Stated problem - Your task is to transcribe all of the data below exactly, omitting the images.

---------- Material ----------

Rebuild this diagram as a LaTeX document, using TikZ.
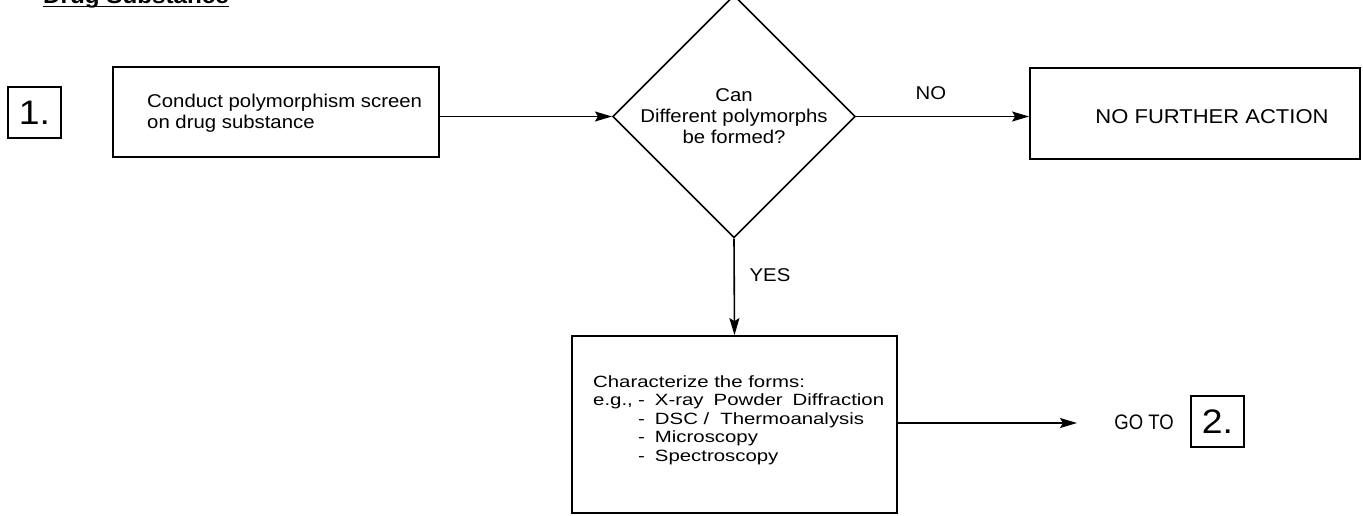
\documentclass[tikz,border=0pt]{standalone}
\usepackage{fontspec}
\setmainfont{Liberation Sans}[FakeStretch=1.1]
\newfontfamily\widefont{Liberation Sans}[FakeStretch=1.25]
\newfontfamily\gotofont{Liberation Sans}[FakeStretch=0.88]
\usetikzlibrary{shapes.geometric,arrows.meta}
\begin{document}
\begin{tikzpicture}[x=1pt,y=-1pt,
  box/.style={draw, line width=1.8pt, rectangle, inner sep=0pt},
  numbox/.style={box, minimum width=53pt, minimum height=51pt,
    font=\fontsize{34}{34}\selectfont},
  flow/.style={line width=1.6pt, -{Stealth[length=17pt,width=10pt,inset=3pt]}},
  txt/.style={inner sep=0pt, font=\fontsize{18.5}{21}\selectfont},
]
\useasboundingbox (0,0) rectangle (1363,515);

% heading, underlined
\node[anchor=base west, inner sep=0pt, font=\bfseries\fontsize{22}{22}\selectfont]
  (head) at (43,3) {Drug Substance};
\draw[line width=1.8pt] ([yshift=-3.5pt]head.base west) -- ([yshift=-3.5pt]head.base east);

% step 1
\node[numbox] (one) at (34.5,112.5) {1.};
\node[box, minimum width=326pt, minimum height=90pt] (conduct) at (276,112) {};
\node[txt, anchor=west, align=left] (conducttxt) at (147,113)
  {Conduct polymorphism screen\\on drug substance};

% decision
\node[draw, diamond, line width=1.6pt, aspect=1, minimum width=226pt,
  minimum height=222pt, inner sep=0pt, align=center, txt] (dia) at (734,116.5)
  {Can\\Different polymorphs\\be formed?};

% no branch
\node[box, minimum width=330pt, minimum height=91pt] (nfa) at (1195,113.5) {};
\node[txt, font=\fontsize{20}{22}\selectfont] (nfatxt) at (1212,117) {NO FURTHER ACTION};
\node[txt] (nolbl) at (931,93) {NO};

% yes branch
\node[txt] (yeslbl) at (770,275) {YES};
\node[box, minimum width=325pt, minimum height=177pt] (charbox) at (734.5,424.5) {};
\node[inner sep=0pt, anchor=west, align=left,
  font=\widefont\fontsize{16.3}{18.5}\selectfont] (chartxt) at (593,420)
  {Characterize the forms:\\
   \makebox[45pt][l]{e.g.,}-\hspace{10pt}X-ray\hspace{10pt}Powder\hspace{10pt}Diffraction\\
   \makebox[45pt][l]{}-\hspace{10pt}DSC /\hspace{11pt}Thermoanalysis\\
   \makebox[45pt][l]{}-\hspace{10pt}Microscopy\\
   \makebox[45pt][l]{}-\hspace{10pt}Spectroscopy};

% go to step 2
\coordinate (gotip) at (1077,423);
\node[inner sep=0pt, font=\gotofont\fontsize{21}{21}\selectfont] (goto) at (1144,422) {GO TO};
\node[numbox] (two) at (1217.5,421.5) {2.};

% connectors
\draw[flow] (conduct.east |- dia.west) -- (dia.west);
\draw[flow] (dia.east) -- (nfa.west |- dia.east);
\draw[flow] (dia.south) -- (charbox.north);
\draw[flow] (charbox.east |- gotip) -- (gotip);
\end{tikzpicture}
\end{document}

----------

Full output -
Rebuild this diagram as a LaTeX document, using TikZ.
\documentclass[tikz,border=0pt]{standalone}
\usepackage{fontspec}
\setmainfont{Liberation Sans}[FakeStretch=1.1]
\newfontfamily\widefont{Liberation Sans}[FakeStretch=1.25]
\newfontfamily\gotofont{Liberation Sans}[FakeStretch=0.88]
\usetikzlibrary{shapes.geometric,arrows.meta}
\begin{document}
\begin{tikzpicture}[x=1pt,y=-1pt,
  box/.style={draw, line width=1.8pt, rectangle, inner sep=0pt},
  numbox/.style={box, minimum width=53pt, minimum height=51pt,
    font=\fontsize{34}{34}\selectfont},
  flow/.style={line width=1.6pt, -{Stealth[length=17pt,width=10pt,inset=3pt]}},
  txt/.style={inner sep=0pt, font=\fontsize{18.5}{21}\selectfont},
]
\useasboundingbox (0,0) rectangle (1363,515);

% heading, underlined
\node[anchor=base west, inner sep=0pt, font=\bfseries\fontsize{22}{22}\selectfont]
  (head) at (43,3) {Drug Substance};
\draw[line width=1.8pt] ([yshift=-3.5pt]head.base west) -- ([yshift=-3.5pt]head.base east);

% step 1
\node[numbox] (one) at (34.5,112.5) {1.};
\node[box, minimum width=326pt, minimum height=90pt] (conduct) at (276,112) {};
\node[txt, anchor=west, align=left] (conducttxt) at (147,113)
  {Conduct polymorphism screen\\on drug substance};

% decision
\node[draw, diamond, line width=1.6pt, aspect=1, minimum width=226pt,
  minimum height=222pt, inner sep=0pt, align=center, txt] (dia) at (734,116.5)
  {Can\\Different polymorphs\\be formed?};

% no branch
\node[box, minimum width=330pt, minimum height=91pt] (nfa) at (1195,113.5) {};
\node[txt, font=\fontsize{20}{22}\selectfont] (nfatxt) at (1212,117) {NO FURTHER ACTION};
\node[txt] (nolbl) at (931,93) {NO};

% yes branch
\node[txt] (yeslbl) at (770,275) {YES};
\node[box, minimum width=325pt, minimum height=177pt] (charbox) at (734.5,424.5) {};
\node[inner sep=0pt, anchor=west, align=left,
  font=\widefont\fontsize{16.3}{18.5}\selectfont] (chartxt) at (593,420)
  {Characterize the forms:\\
   \makebox[45pt][l]{e.g.,}-\hspace{10pt}X-ray\hspace{10pt}Powder\hspace{10pt}Diffraction\\
   \makebox[45pt][l]{}-\hspace{10pt}DSC /\hspace{11pt}Thermoanalysis\\
   \makebox[45pt][l]{}-\hspace{10pt}Microscopy\\
   \makebox[45pt][l]{}-\hspace{10pt}Spectroscopy};

% go to step 2
\coordinate (gotip) at (1077,423);
\node[inner sep=0pt, font=\gotofont\fontsize{21}{21}\selectfont] (goto) at (1144,422) {GO TO};
\node[numbox] (two) at (1217.5,421.5) {2.};

% connectors
\draw[flow] (conduct.east |- dia.west) -- (dia.west);
\draw[flow] (dia.east) -- (nfa.west |- dia.east);
\draw[flow] (dia.south) -- (charbox.north);
\draw[flow] (charbox.east |- gotip) -- (gotip);
\end{tikzpicture}
\end{document}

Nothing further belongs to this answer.